Softlink Academy, an initiative of Softlink Global, has released a research report titled The Freight Tech Stack of 2026, examining the structural technology shifts reshaping the freight forwarding industry. The report finds that most freight forwarders are not operating an integrated technology stack but are instead managing fragmented systems, with operations running in one platform, finance in another, customer relationship management housed separately and spreadsheets holding everything together. According to the report, this fragmentation results in data re-entry errors, collapsed operational speed and invisible revenue leakage, as no single system holds a complete picture of the business. Softlink Global works with freight forwarders and logistics companies across more than 50 countries.
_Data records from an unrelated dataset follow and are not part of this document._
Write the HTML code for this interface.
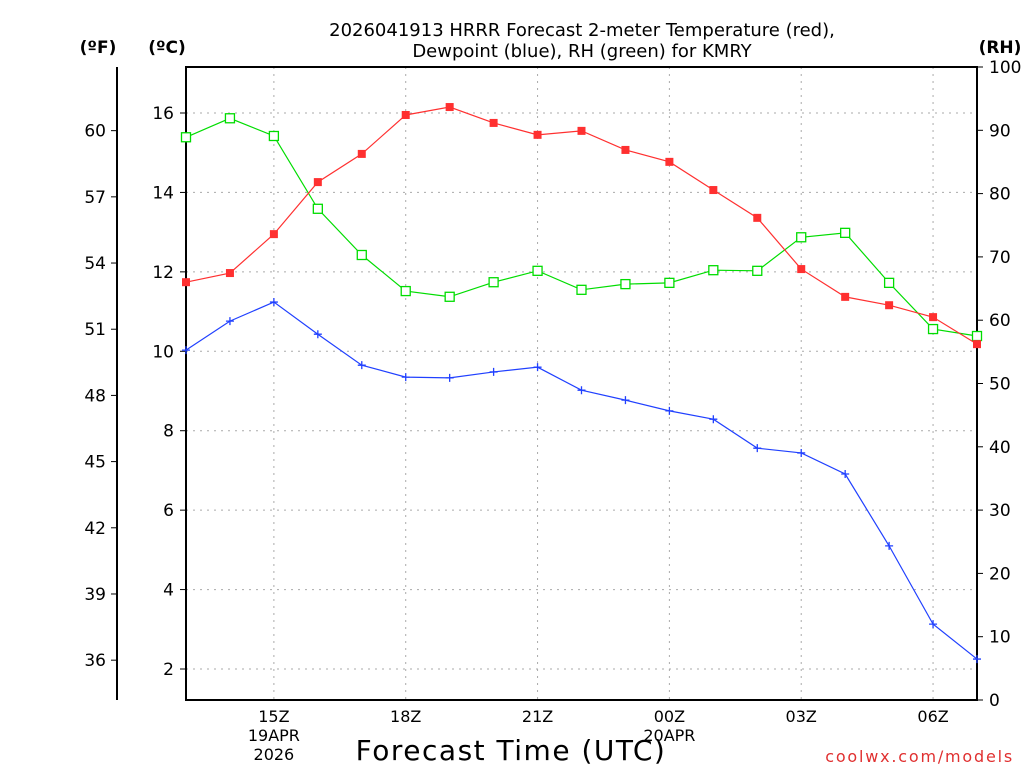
<!DOCTYPE html>
<html><head><meta charset="utf-8"><style>
html,body{margin:0;padding:0;background:#fff;}
svg{display:block;font-family:"DejaVu Sans","Liberation Sans",sans-serif;}
</style></head><body>
<svg id="chart" width="1024" height="768" viewBox="0 0 1024 768">
<text x="582" y="36" font-size="18" text-anchor="middle">2026041913 HRRR Forecast 2-meter Temperature (red),</text>
<text x="582" y="57" font-size="18" text-anchor="middle">Dewpoint (blue), RH (green) for KMRY</text>
<text x="98" y="53" font-size="17" font-weight="bold" text-anchor="middle">(ºF)</text>
<text x="167" y="53" font-size="17" font-weight="bold" text-anchor="middle">(ºC)</text>
<text x="1000" y="53" font-size="17" font-weight="bold" text-anchor="middle">(RH)</text>
<text x="511" y="760" font-size="28" letter-spacing="1.5" text-anchor="middle">Forecast Time (UTC)</text>
<text x="1014" y="762" font-size="16" letter-spacing="1.8" fill="#e03030" text-anchor="end">coolwx.com/models</text>
<g id="grid"></g><g id="axes"></g><g id="series"></g>
</svg>
<script>
const hours = [13,14,15,16,17,18,19,20,21,22,23,24,25,26,27,28,29,30,31];
const tempC = [11.74,11.97,12.95,14.26,14.97,15.95,16.15,15.75,15.45,15.55,15.07,14.77,14.06,13.36,12.07,11.37,11.16,10.86,10.18];
const dewC = [10.03,10.76,11.24,10.43,9.65,9.35,9.33,9.48,9.60,9.02,8.77,8.50,8.29,7.56,7.44,6.91,5.10,3.13,2.25];
const rh = [88.9,91.9,89.1,77.6,70.3,64.6,63.7,66.0,67.8,64.8,65.7,65.9,67.9,67.8,73.1,73.8,65.9,58.6,57.5];
const cTicks = [2,4,6,8,10,12,14,16];
const fTicks = [36,39,42,45,48,51,54,57,60];
const rhTicks = [0,10,20,30,40,50,60,70,80,90,100];
const xTickHours = [15,18,21,24,27,30];
const xTickLabels = ["15Z","18Z","21Z","00Z","03Z","06Z"];

const L=186,R=977,T=67,B=700;
const x=h=>L+(h-13)*(R-L)/18;
const yC=c=>113+(16-c)*39.714;
const yF=f=>yC((f-32)*5/9);
const yRH=v=>B-v*(B-T)/100;
const NS="http://www.w3.org/2000/svg";
function mk(tag,parent,attrs){const e=document.createElementNS(NS,tag);for(const k in attrs)e.setAttribute(k,attrs[k]);document.getElementById(parent).appendChild(e);return e;}

cTicks.forEach(c=>{
  const g=mk('line','grid',{x1:L,x2:R,y1:yC(c),y2:yC(c),stroke:'#aaa','stroke-dasharray':'2,5'});
  
  
  const t=mk('line','axes',{x1:L-6,x2:L,y1:yC(c),y2:yC(c),stroke:'#000'});
  
  
  const l=mk('text','axes',{x:L-12,y:yC(c)+6,'font-size':17,'text-anchor':'end'});l.textContent=c;
  
  
});
xTickHours.forEach((h,i)=>{
  const g=mk('line','grid',{x1:x(h),x2:x(h),y1:T,y2:B,stroke:'#aaa','stroke-dasharray':'2,5'});
  
  
  const l=mk('text','axes',{x:x(h),y:722,'font-size':16,'text-anchor':'middle'});l.textContent=xTickLabels[i];
  
  
});
[["19APR",15,741],["2026",15,760],["20APR",24,741]].forEach(d=>{
  const l=mk('text','axes',{x:x(d[1]),y:d[2],'font-size':16,'text-anchor':'middle'});l.textContent=d[0];
  
  
});
fTicks.forEach(f=>{
  const t=mk('line','axes',{x1:111,x2:117,y1:yF(f),y2:yF(f),stroke:'#000'});
  
  
  const l=mk('text','axes',{x:106,y:yF(f)+6,'font-size':17,'text-anchor':'end'});l.textContent=f;
  
  
});
rhTicks.forEach(v=>{
  const t=mk('line','axes',{x1:R,x2:R+6,y1:yRH(v),y2:yRH(v),stroke:'#000'});
  
  
  const l=mk('text','axes',{x:R+12,y:yRH(v)+6,'font-size':17});l.textContent=v;
  
  
});
const fa=mk('line','axes',{x1:117,x2:117,y1:T,y2:B,stroke:'#000','stroke-width':2});


const fr=mk('rect','axes',{x:L,y:T,width:R-L,height:B-T,fill:'none',stroke:'#000','stroke-width':2});



function series(vals,yf,color,name,marker){
  const pts=vals.map((v,i)=>x(hours[i])+','+yf(v)).join(' ');
  const p=mk('polyline','series',{points:pts,fill:'none',stroke:color,'stroke-width':1.2});
  
  
  vals.forEach((v,i)=>{
    const cx=x(hours[i]),cy=yf(v);let m;
    if(marker==='fill')m=mk('rect','series',{x:cx-4,y:cy-4,width:8,height:8,fill:color});
    else if(marker==='open')m=mk('rect','series',{x:cx-4.5,y:cy-4.5,width:9,height:9,fill:'#fff',stroke:color,'stroke-width':1.3});
    else m=mk('path','series',{d:`M${cx-4},${cy}H${cx+4}M${cx},${cy-4}V${cy+4}`,stroke:color,'stroke-width':1.3});
    
    
  });
}
series(rh,yRH,'#00dd00','rh','open');
series(tempC,yC,'#ff3030','temperature','fill');
series(dewC,yC,'#2040ff','dewpoint','plus');
</script>
</body></html>
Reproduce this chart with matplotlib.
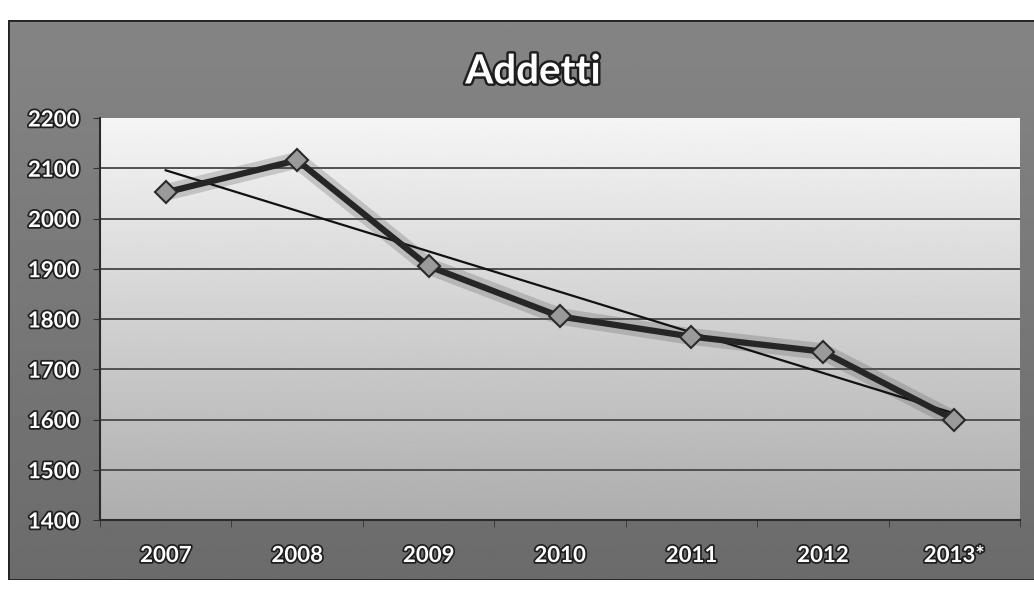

The report introduces a seven-layer technology framework that defines what a freight forwarder ready for 2026 should look like. The layers comprise a unified enterprise resource planning core, an integration layer for real-time data exchange with airlines, shipping lines, customs authorities and overseas agents, a customer workspace offering real-time shipment visibility and document management, an embedded artificial intelligence layer for automated document reading and predictive delay detection, a data layer providing real-time profitability tracking and cash flow visibility, a mobility layer supporting operations beyond office hours and a compliance layer embedding customs, taxation and documentation requirements directly into the system. Amit Maheshwari, Founder and Chief Executive Officer of Softlink Global, said the freight industry needed systems that shared the same data and gave management control before problems became losses.